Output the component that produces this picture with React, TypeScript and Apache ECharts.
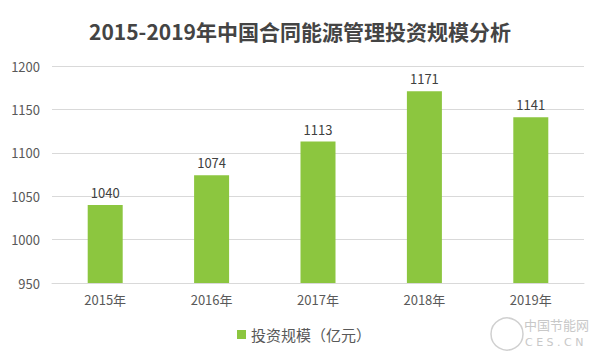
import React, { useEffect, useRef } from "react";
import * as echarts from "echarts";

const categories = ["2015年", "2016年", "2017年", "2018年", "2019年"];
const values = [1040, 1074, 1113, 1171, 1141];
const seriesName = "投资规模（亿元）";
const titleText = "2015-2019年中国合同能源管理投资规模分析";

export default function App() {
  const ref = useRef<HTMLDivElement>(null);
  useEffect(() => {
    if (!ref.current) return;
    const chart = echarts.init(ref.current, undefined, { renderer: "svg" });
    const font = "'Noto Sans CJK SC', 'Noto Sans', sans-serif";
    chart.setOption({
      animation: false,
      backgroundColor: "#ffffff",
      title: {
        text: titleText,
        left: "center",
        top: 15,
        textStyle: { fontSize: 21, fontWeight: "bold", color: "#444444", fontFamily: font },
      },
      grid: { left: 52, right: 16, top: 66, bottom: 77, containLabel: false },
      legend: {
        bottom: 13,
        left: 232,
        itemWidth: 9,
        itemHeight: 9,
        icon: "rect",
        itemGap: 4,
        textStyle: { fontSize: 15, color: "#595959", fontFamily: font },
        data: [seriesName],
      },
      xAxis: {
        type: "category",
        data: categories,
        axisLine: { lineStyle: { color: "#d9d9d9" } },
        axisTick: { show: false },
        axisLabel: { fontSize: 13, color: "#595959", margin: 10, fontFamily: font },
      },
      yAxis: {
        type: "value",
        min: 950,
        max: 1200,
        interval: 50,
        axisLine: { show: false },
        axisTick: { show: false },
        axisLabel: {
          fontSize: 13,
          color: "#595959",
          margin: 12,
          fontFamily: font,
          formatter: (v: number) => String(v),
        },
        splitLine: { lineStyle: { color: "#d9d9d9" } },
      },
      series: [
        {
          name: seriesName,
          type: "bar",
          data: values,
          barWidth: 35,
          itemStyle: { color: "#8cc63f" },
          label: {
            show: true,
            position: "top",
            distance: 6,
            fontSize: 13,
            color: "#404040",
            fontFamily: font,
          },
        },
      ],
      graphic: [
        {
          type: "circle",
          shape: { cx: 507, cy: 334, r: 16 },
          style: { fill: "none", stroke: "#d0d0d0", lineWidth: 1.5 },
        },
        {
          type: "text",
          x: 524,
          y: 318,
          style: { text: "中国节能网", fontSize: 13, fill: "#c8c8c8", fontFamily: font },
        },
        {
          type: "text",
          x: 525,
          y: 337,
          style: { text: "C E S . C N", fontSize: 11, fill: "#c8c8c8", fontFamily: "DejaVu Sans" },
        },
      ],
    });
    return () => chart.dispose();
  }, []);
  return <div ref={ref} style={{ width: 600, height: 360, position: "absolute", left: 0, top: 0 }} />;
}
#####
## TASK PROMPT
Transcribe the material exactly, leaving every picture out.

## PROBLEM SOLUTION
Output the component that produces this picture with React, TypeScript and Apache ECharts.
import React, { useEffect, useRef } from "react";
import * as echarts from "echarts";

const categories = ["2015年", "2016年", "2017年", "2018年", "2019年"];
const values = [1040, 1074, 1113, 1171, 1141];
const seriesName = "投资规模（亿元）";
const titleText = "2015-2019年中国合同能源管理投资规模分析";

export default function App() {
  const ref = useRef<HTMLDivElement>(null);
  useEffect(() => {
    if (!ref.current) return;
    const chart = echarts.init(ref.current, undefined, { renderer: "svg" });
    const font = "'Noto Sans CJK SC', 'Noto Sans', sans-serif";
    chart.setOption({
      animation: false,
      backgroundColor: "#ffffff",
      title: {
        text: titleText,
        left: "center",
        top: 15,
        textStyle: { fontSize: 21, fontWeight: "bold", color: "#444444", fontFamily: font },
      },
      grid: { left: 52, right: 16, top: 66, bottom: 77, containLabel: false },
      legend: {
        bottom: 13,
        left: 232,
        itemWidth: 9,
        itemHeight: 9,
        icon: "rect",
        itemGap: 4,
        textStyle: { fontSize: 15, color: "#595959", fontFamily: font },
        data: [seriesName],
      },
      xAxis: {
        type: "category",
        data: categories,
        axisLine: { lineStyle: { color: "#d9d9d9" } },
        axisTick: { show: false },
        axisLabel: { fontSize: 13, color: "#595959", margin: 10, fontFamily: font },
      },
      yAxis: {
        type: "value",
        min: 950,
        max: 1200,
        interval: 50,
        axisLine: { show: false },
        axisTick: { show: false },
        axisLabel: {
          fontSize: 13,
          color: "#595959",
          margin: 12,
          fontFamily: font,
          formatter: (v: number) => String(v),
        },
        splitLine: { lineStyle: { color: "#d9d9d9" } },
      },
      series: [
        {
          name: seriesName,
          type: "bar",
          data: values,
          barWidth: 35,
          itemStyle: { color: "#8cc63f" },
          label: {
            show: true,
            position: "top",
            distance: 6,
            fontSize: 13,
            color: "#404040",
            fontFamily: font,
          },
        },
      ],
      graphic: [
        {
          type: "circle",
          shape: { cx: 507, cy: 334, r: 16 },
          style: { fill: "none", stroke: "#d0d0d0", lineWidth: 1.5 },
        },
        {
          type: "text",
          x: 524,
          y: 318,
          style: { text: "中国节能网", fontSize: 13, fill: "#c8c8c8", fontFamily: font },
        },
        {
          type: "text",
          x: 525,
          y: 337,
          style: { text: "C E S . C N", fontSize: 11, fill: "#c8c8c8", fontFamily: "DejaVu Sans" },
        },
      ],
    });
    return () => chart.dispose();
  }, []);
  return <div ref={ref} style={{ width: 600, height: 360, position: "absolute", left: 0, top: 0 }} />;
}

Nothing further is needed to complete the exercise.